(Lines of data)
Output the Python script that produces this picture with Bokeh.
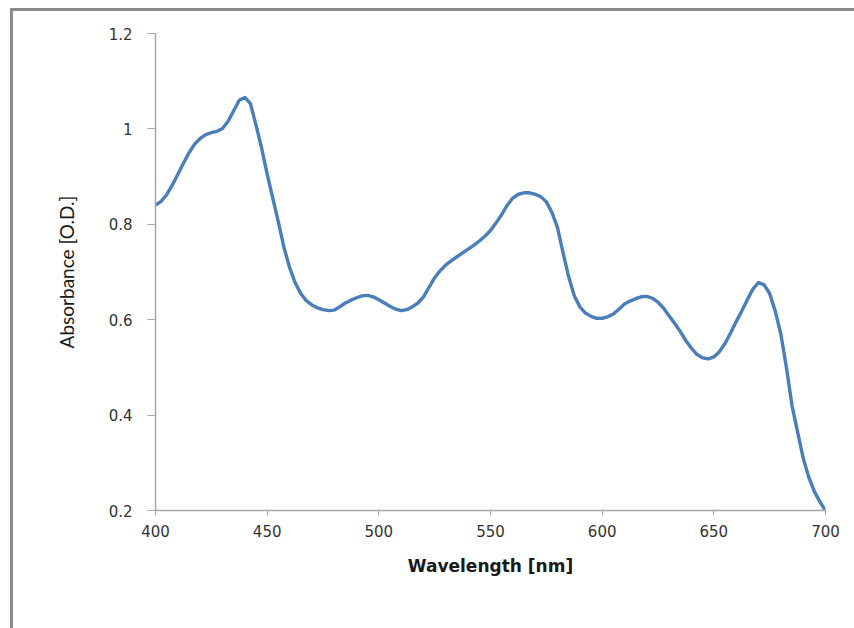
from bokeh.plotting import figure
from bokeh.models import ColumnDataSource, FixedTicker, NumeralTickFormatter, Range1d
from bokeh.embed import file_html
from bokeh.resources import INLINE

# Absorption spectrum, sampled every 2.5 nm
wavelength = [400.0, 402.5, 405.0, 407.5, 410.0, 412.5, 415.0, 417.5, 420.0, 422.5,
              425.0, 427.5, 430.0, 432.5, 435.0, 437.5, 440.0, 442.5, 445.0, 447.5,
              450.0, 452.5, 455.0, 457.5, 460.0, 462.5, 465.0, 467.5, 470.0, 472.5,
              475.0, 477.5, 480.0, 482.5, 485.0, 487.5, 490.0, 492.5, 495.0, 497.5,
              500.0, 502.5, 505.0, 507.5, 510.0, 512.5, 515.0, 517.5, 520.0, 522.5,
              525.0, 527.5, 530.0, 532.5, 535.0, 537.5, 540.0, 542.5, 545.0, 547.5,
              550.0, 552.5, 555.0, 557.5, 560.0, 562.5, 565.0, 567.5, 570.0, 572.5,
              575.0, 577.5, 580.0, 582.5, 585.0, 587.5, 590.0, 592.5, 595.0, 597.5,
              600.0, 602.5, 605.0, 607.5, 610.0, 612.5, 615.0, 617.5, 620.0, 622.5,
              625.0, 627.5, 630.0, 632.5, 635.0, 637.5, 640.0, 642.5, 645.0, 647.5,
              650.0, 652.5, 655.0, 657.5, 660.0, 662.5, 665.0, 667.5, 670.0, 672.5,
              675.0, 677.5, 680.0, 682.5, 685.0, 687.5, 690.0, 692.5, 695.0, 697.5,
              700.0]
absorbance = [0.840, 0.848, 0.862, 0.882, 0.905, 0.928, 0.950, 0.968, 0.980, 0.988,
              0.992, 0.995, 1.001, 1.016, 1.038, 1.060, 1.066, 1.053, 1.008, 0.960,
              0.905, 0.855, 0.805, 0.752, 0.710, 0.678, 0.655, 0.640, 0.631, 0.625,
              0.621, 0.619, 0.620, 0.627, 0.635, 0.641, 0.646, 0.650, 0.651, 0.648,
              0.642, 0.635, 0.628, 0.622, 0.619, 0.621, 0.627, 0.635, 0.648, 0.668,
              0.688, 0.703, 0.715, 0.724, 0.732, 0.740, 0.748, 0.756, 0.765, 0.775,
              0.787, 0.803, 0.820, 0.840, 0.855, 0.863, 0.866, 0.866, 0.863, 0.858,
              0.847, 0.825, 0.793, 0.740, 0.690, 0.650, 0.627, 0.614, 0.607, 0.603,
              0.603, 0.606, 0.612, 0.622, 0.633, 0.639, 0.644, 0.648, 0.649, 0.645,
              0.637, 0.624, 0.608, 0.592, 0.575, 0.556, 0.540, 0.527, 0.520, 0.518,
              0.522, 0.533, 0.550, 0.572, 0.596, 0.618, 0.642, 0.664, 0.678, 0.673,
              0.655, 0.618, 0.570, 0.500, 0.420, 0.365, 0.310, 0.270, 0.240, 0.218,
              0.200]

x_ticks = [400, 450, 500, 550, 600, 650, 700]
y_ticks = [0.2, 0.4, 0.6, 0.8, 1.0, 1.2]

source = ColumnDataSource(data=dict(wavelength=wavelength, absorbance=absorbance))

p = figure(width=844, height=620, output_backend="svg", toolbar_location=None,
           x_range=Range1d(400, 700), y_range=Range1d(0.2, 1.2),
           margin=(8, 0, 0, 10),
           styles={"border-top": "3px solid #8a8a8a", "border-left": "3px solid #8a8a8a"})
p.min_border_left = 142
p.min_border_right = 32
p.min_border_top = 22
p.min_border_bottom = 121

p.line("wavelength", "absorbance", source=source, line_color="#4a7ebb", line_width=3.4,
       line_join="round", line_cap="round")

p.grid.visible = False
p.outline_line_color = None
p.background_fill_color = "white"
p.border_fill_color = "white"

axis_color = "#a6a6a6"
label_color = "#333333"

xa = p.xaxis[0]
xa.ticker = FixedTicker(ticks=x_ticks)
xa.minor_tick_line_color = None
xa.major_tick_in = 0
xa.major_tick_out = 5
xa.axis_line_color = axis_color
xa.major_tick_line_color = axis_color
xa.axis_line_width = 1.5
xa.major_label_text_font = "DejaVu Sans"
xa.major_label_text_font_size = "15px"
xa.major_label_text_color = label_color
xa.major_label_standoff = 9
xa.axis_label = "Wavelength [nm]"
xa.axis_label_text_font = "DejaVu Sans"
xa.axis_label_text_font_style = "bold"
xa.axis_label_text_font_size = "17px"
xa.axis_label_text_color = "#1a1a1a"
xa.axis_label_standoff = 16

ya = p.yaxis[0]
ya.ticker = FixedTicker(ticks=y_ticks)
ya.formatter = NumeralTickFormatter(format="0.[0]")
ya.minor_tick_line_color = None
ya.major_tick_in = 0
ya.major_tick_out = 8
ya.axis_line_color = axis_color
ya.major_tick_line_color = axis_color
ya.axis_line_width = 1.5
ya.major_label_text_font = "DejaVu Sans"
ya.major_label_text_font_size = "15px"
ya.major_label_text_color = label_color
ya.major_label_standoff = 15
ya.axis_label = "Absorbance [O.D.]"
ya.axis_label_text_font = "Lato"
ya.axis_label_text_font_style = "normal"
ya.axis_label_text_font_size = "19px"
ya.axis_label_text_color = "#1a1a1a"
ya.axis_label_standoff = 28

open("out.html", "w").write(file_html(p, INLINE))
--
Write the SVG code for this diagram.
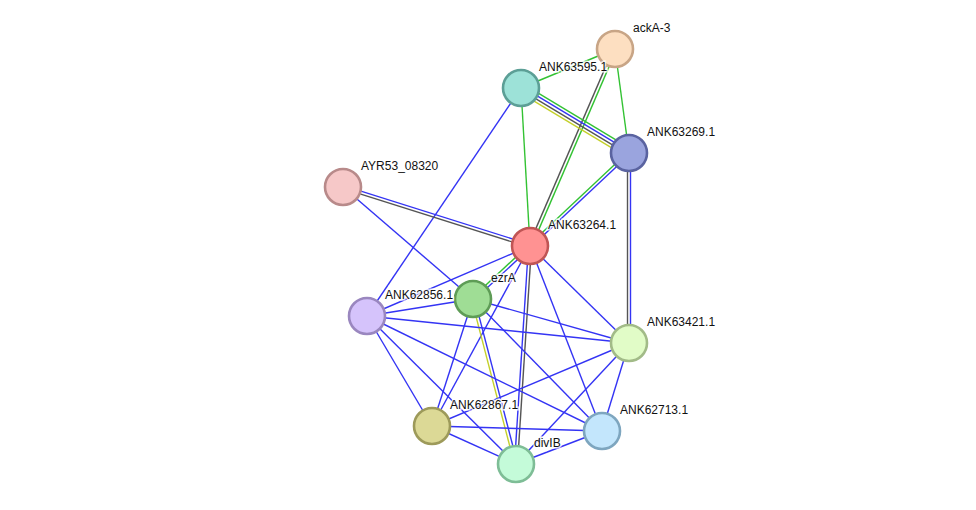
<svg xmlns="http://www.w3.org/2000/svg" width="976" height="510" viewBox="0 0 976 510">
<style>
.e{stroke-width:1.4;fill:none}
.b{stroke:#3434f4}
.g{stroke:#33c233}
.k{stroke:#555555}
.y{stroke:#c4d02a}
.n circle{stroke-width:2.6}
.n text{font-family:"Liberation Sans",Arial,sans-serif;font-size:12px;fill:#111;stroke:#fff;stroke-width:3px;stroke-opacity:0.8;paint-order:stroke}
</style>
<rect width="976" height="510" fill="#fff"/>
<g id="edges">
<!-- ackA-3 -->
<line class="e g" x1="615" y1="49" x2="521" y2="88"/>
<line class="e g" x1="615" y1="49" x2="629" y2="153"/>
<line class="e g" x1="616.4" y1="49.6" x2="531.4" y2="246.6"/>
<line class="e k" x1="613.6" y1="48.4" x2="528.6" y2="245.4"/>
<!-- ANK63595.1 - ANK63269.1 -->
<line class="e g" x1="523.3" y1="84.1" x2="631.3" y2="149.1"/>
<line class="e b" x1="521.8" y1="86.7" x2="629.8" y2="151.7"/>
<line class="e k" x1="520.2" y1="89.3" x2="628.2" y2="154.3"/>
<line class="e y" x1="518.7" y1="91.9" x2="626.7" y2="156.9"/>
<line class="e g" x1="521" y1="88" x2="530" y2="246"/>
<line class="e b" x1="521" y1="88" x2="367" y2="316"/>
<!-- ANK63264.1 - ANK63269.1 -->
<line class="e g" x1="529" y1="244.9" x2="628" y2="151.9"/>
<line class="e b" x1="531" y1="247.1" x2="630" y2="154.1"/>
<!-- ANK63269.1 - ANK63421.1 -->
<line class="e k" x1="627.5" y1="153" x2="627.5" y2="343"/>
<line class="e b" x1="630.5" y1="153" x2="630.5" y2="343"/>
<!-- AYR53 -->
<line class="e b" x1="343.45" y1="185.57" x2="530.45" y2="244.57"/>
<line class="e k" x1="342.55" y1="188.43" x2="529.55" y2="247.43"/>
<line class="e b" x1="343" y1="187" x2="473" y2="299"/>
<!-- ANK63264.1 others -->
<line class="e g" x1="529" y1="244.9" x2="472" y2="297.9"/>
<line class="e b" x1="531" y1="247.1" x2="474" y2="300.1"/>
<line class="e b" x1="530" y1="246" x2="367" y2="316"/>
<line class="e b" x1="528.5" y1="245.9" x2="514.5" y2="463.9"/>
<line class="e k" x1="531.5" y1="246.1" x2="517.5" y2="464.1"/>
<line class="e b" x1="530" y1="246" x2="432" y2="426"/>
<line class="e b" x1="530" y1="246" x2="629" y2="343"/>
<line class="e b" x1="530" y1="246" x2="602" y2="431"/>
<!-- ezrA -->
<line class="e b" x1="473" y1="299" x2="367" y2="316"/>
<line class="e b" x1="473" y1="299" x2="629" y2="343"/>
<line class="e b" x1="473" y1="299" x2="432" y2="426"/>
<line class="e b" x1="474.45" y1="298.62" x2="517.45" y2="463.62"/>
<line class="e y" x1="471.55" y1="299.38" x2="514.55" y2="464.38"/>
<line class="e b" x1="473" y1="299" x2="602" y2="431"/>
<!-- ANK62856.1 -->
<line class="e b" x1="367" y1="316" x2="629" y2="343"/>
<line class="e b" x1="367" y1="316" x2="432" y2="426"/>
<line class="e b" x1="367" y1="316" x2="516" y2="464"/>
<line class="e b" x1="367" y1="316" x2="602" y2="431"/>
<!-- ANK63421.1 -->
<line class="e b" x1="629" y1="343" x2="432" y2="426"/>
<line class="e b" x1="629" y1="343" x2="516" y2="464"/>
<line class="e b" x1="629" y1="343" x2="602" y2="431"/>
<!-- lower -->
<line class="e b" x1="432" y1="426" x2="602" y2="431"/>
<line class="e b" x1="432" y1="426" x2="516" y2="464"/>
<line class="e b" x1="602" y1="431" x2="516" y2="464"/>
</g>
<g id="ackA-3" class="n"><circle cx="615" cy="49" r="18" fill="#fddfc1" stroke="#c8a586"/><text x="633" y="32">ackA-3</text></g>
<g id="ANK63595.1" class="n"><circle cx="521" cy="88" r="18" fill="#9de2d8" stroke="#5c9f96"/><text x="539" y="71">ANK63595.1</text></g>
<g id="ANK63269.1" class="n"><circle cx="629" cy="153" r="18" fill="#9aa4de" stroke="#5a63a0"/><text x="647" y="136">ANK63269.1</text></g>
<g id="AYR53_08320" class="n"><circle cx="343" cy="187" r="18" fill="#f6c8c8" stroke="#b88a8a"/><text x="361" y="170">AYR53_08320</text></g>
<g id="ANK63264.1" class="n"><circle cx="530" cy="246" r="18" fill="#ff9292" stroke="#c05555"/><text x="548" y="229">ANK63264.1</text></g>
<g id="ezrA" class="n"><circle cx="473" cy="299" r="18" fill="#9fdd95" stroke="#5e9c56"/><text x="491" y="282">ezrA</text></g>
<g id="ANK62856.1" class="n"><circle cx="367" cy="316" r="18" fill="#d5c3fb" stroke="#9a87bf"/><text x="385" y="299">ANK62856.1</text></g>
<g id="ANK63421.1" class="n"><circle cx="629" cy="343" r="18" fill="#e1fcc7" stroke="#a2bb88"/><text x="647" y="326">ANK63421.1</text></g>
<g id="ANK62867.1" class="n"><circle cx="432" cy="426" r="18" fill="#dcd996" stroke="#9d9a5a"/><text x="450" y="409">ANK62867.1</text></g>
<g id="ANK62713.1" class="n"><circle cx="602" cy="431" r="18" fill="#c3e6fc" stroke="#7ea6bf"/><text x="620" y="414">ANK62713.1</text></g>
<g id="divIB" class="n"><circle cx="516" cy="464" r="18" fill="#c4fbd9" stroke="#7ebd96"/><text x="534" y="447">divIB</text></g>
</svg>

=== WHAT YOU SHOULD DO ===
Restate word for word the lines that begin at the one with "Output the Python" and end at the one with "from bokeh.resources import INLINE", including both, and leave every picture aside.

=== SOLUTION ===
Output the Python script that produces this picture with Bokeh.
from bokeh.plotting import figure
from bokeh.models import ColumnDataSource, FixedTicker, NumeralTickFormatter, Range1d
from bokeh.embed import file_html
from bokeh.resources import INLINE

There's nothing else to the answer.